Malian junta orders French broadcasters RFI, France 24 off air

Mali’s ruling junta ordered French broadcasters RFI and France 24 off the air on Wednesday night, complaining they had falsely accused the army of committing abuses.

The government in Bamako “categorically rejects these false accusations against the courageous FAMA (Malian Armed Forces),” spokesman Colonel Abdoulaye Maiga said.

The junta is “initiating proceedings… to suspend broadcasts by RFI and France 24… until further notice,” he continued.  

RFI and France 24 were still broadcasting on Thursday morning in the conflict-ridden Sahel nation.

There is no recent precedent in Mali for major foreign news media to be taken off the air. 

RFI (Radio France Internationale) and France 24 cover African news extensively and have a strong following in the former French colony.

The junta, which seized power in August 2020, said there had been “false accusations” in a report early in the week in which RFI aired comments from alleged victims of abuse by the army and shadowy Russian private-security group Wagner.

Maiga said Malian news websites, newspapers and its national radio and TV stations were all “banned from rebroadcasting and/or publishing programmes and news articles put out by RFI and France 24”.
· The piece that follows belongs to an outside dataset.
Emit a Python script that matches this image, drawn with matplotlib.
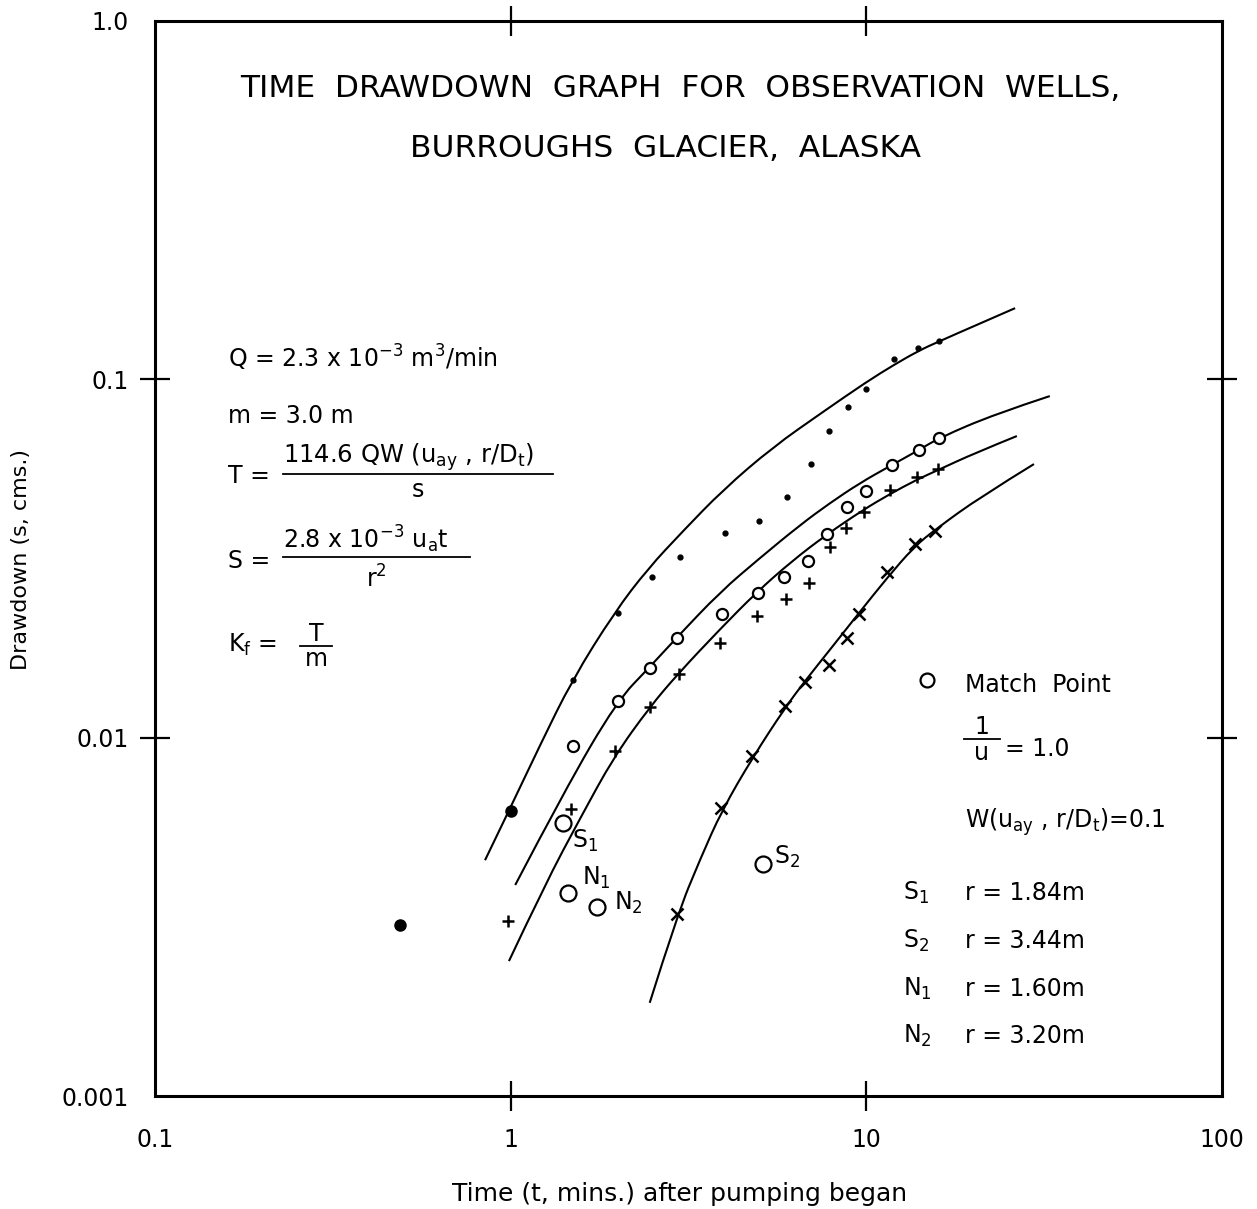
import numpy as np
import matplotlib.pyplot as plt
from matplotlib.lines import Line2D
from matplotlib.patches import PathPatch
from matplotlib.path import Path
from matplotlib.transforms import IdentityTransform
from matplotlib.ticker import NullLocator

plt.rcParams['font.family'] = 'DejaVu Sans'
plt.rcParams['mathtext.default'] = 'regular'

# observed drawdown, well group with small dots
dot_t = [1.5, 2, 2.5, 3, 4, 5, 6, 7, 7.85, 8.9, 10, 12, 14, 16]
dot_s = [0.0145, 0.0223, 0.0281, 0.0319, 0.0372, 0.0403, 0.0469, 0.0580,
         0.0719, 0.0838, 0.0941, 0.1139, 0.1223, 0.1281]
big_dot_t = [0.49, 1.0]
big_dot_s = [0.0030, 0.00625]

# small open circles
circ_t = [1.5, 2, 2.46, 2.94, 3.94, 4.97, 5.88, 6.84, 7.73, 8.82, 10, 11.8, 14.1, 16]
circ_s = [0.00949, 0.01268, 0.01567, 0.0190, 0.02213, 0.02538, 0.02802, 0.03111,
          0.03709, 0.04401, 0.04868, 0.05776, 0.06349, 0.06871]

# plus marks
plus_t = [0.98, 1.48, 1.96, 2.46, 2.97, 3.87, 4.93, 5.94, 6.9, 7.9, 8.76, 9.85, 11.65, 13.9, 15.9]
plus_s = [0.00308, 0.00632, 0.00919, 0.01215, 0.01505, 0.01833, 0.02181, 0.02432,
          0.02706, 0.03398, 0.03854, 0.04254, 0.04909, 0.05348, 0.05608]

# x marks
cross_t = [2.93, 3.91, 4.78, 5.91, 6.71, 7.86, 8.83, 9.53, 11.46, 13.71, 15.6]
cross_s = [0.00322, 0.00635, 0.00888, 0.01225, 0.01432, 0.01594, 0.0190, 0.02213,
           0.02904, 0.03463, 0.03772]

# match points
match_names = ['$S_1$', '$N_1$', '$N_2$', '$S_2$']
match_t = [1.40, 1.45, 1.75, 5.11]
match_s = [0.00579, 0.00369, 0.00337, 0.00444]

# type curves fitted to each well
curve_a_t = [0.847, 1.0, 1.21, 1.49, 1.96, 2.43, 3.05, 3.95, 5.46, 7.55, 10.0, 12.0, 14.0, 16.1, 26.2]
curve_a_s = [0.00455, 0.0064, 0.00954, 0.0145, 0.0224, 0.0296, 0.0377, 0.0491,
             0.0647, 0.0811, 0.0983, 0.110, 0.120, 0.128, 0.158]
curve_b_t = [1.03, 1.42, 1.99, 2.46, 2.94, 3.88, 5.02, 6.51, 7.90, 9.59, 11.65, 14.06, 16.0, 23.0, 32.8]
curve_b_s = [0.00388, 0.00714, 0.01265, 0.01574, 0.01909, 0.02549, 0.03172, 0.03921,
             0.04516, 0.05135, 0.05728, 0.06349, 0.06859, 0.0800, 0.0898]
curve_c_t = [0.989, 1.25, 1.57, 1.95, 2.46, 2.95, 3.88, 4.92, 6.18, 7.70, 9.78, 11.65,
             13.8, 15.9, 20.2, 26.5]
curve_c_s = [0.00238, 0.0039, 0.00597, 0.00883, 0.01217, 0.01505, 0.02009, 0.02549,
             0.03111, 0.03677, 0.04318, 0.04785, 0.05236, 0.05582, 0.06227, 0.06946]
curve_d_t = [2.46, 2.94, 3.41, 3.93, 4.80, 5.90, 6.72, 8.01, 9.53, 11.43, 13.6, 15.7, 20.9, 29.6]
curve_d_s = [0.00182, 0.0032, 0.00458, 0.00628, 0.00883, 0.01209, 0.01439, 0.0179,
             0.02227, 0.02789, 0.03404, 0.03823, 0.04693, 0.05801]

x_ticks = [0.1, 1, 10, 100]
x_labels = ['0.1', '1', '10', '100']
y_ticks = [0.001, 0.01, 0.1, 1]
y_labels = ['0.001', '0.01', '0.1', '1.0']

W, H = 1257, 1209


def fx(x):
    return x / W


def fy(y):
    return 1 - y / H


def put(x, y, s, size=17, ha='left'):
    fig.text(fx(x), fy(y), s, fontsize=size, ha=ha, va='baseline')


def rule(x0, x1, y):
    fig.add_artist(Line2D([fx(x0), fx(x1)], [fy(y), fy(y)],
                          transform=fig.transFigure, color='k', lw=1.3))


def smooth_curve(ax, t, s):
    # quadratic b-spline through the read points, drawn in display space
    pts = ax.transData.transform(np.column_stack([t, s]))
    verts = [pts[0]]
    codes = [Path.MOVETO]
    n = len(pts)
    for i in range(1, n - 1):
        end = (pts[i] + pts[i + 1]) / 2 if i < n - 2 else pts[n - 1]
        verts += [pts[i], end]
        codes += [Path.CURVE3, Path.CURVE3]
    patch = PathPatch(Path(verts, codes), fill=False, lw=1.5, ec='k')
    patch.set_transform(IdentityTransform())
    ax.add_artist(patch)


fig = plt.figure(figsize=(W / 100, H / 100), dpi=100)
ax = fig.add_axes([fx(155), fy(1096), (1222 - 155) / W, (1096 - 21) / H])
ax.set_xscale('log')
ax.set_yscale('log')
ax.set_xlim(0.1, 100)
ax.set_ylim(0.001, 1)

for spine in ax.spines.values():
    spine.set_linewidth(2.2)

ax.set_xticks(x_ticks)
ax.set_xticklabels(x_labels)
ax.set_yticks(y_ticks)
ax.set_yticklabels(y_labels)
ax.xaxis.set_minor_locator(NullLocator())
ax.yaxis.set_minor_locator(NullLocator())
ax.tick_params(direction='inout', length=22, width=1.6, top=True, right=True,
               labelsize=17)
ax.tick_params(axis='x', pad=12)
ax.tick_params(axis='y', pad=8)
# no tick marks in the corners
for ticks in (ax.xaxis.get_major_ticks(), ax.yaxis.get_major_ticks()):
    for tk in (ticks[0], ticks[-1]):
        tk.tick1line.set_visible(False)
        tk.tick2line.set_visible(False)

# curves
for ct, cs in ((curve_a_t, curve_a_s), (curve_b_t, curve_b_s),
               (curve_c_t, curve_c_s), (curve_d_t, curve_d_s)):
    smooth_curve(ax, ct, cs)

# observations
ax.plot(dot_t, dot_s, 'o', color='k', ms=3.5, ls='none')
ax.plot(big_dot_t, big_dot_s, 'o', color='k', ms=8, ls='none')
ax.plot(circ_t, circ_s, 'o', mfc='white', mec='k', mew=1.6, ms=8, ls='none')
ax.plot(plus_t, plus_s, '+', color='k', mew=1.8, ms=9, ls='none')
ax.plot(cross_t, cross_s, 'x', color='k', mew=1.8, ms=8, ls='none')
ax.plot(match_t, match_s, 'o', mfc='white', mec='k', mew=1.6, ms=11.5, ls='none')

offsets = [(7, -13), (10, 11), (12, 3), (8, 5)]
for name, t, s, off in zip(match_names, match_t, match_s, offsets):
    ax.annotate(name, (t, s), xytext=off, textcoords='offset points',
                fontsize=17, ha='left', va='center')

ax.set_xlabel('Time (t, mins.) after pumping began', fontsize=18)
ax.xaxis.set_label_coords((680 - 155) / 1067, (1096 - 1182) / 1075)
ax.set_ylabel('Drawdown (s, cms.)', fontsize=16)
ax.yaxis.set_label_coords((31 - 155) / 1067, (1096 - 560) / 1075)

# title
put(680, 97, 'TIME  DRAWDOWN  GRAPH  FOR  OBSERVATION  WELLS,', size=22.5, ha='center')
put(665, 157, 'BURROUGHS  GLACIER,  ALASKA', size=22.5, ha='center')

# pumping test parameters
put(228, 368, 'Q = 2.3 x 10$^{-3}$ m$^{3}$/min')
put(228, 423, 'm = 3.0 m')
put(228, 483, 'T =')
put(283, 463, '114.6 QW (u$_{ay}$ , r/D$_t$)', size=17.5)
rule(283, 553, 474)
put(418, 497, 's', ha='center')
put(228, 568, 'S =')
put(283, 548, '2.8 x 10$^{-3}$ u$_a$t')
rule(283, 470, 557)
put(376, 588, 'r$^2$', ha='center')
put(228, 652, 'K$_f$ =')
put(316, 641, 'T', ha='center')
rule(300, 332, 646)
put(316, 666, 'm', ha='center')

# match point values
fig.add_artist(Line2D([fx(927)], [fy(680)], marker='o', mfc='white', mec='k',
                      mew=1.6, ms=10, transform=fig.transFigure))
put(965, 692, 'Match  Point')
put(982, 734, '1', ha='center')
rule(964, 1000, 739)
put(982, 760, 'u', ha='center')
put(1005, 756, '= 1.0')
put(965, 828, 'W(u$_{ay}$ , r/D$_t$)=0.1')
for y, name, r in ((900, '$S_1$', 'r = 1.84m'), (948, '$S_2$', 'r = 3.44m'),
                   (996, '$N_1$', 'r = 1.60m'), (1043, '$N_2$', 'r = 3.20m')):
    put(903, y, name)
    put(965, y, r)

fig.savefig('out.png', dpi=100)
He compared the French broadcasters to Rwanda’s Radio Mille Collines — a notorious outlet that incited listeners to exterminate minority Tutsis during the 1994 genocide.

– Taken off air –

In its statement, Mali’s junta also accused Human Rights Watch (HRW) and Michelle Bachelet, the UN human rights chief, of making false allegations against the government. 

HRW this week released a report accusing Malian soldiers, as well as jihadists, of  a wave of civilian killings. 

An impoverished nation of 21 million people, Mali has over the past decade been wracked by Islamist violence. Swathes of the country are in thrall to myriad rebel groups and militias.

Thousands of soldiers and civilians have been killed and hundreds of thousands of people have been forced to flee their homes.

Mali’s under-equipped army has also often been accused of committing abuses during the brutal conflict.

But the army-dominated interim government, installed after a 2020 military coup, regularly rejects such accusations.

Mali’s ruling military has pledged to restore civilian rule.

But it ignored an earlier commitment to stage elections in February — proposing instead to stay in power for up to five years. 

The move prompted the Economic Community of West African States (ECOWAS) to slap tough sanctions on the country, closing borders and imposing a trade embargo.

The junta’s growing friendship with Russia has also worsened friction with France, a traditional ally.

President Emmanuel Macron last month announced the impending withdrawal of thousands of troops deployed in Mali under France’s anti-jihadist mission in the Sahel.